What is the pdf of $X_{1}+X_{2}$, given that $X_{1} $ and $ X_{2} $ are iid uniform $ (\theta,\theta+1)$?

Question

$ X_{1},X_{2}$ are iid uniform$(0,1)$. I need to find the probability of $ X_{1}+X_{2}>c $. The joint pdf of $X_{1}, X_{2} $ is uniform $(0,1)$ and the $X_{1}+X_{2}$ should also be uniform$(0,2)$ but the result is not consistent with the result of the mgf method. Also, help with the method of finding the limits of the probability of $X_{1}>C-X_{2}$.

Answer 1

To get the density for $X_1+X_2$ you use convolution. If $X_1$ has density $f_1$ and $X_2$ has density $f_2$, then the density for $X_1+X_2$ is $g$, where $$ g(x) = \int_{-\infty}^{+\infty} f_1(x-t) f_2(t)\;dt $$ Doing this computation in case $f_1 = f_2 = \mathbf1_{[0,1]}$, I leave to you. You will need to split your intgral into cases: where $f_1(x-t) f_2(t)=1$, that is $0\le t \le 1$ and $0 \le x-t\le 1$; and the rest where $f_1(x-t) f_2(t)=0$.
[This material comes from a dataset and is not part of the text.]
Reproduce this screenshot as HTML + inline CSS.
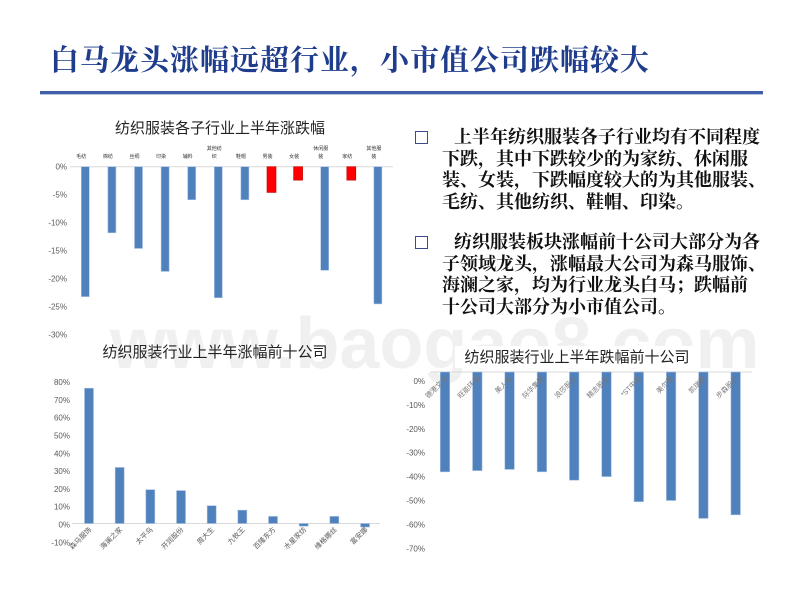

The result is not uniform on $[0,2]$. We may suspect this from other cases in probability. Rolling two dice, each with uniform distibution on the finite set $\{1,2,3,4,5,6\}$ does not give us uniform distribution for the sum on $\{2,3,\cdots, 12\}$. We know that $7$ is most likely, and $2,12$ are least likely.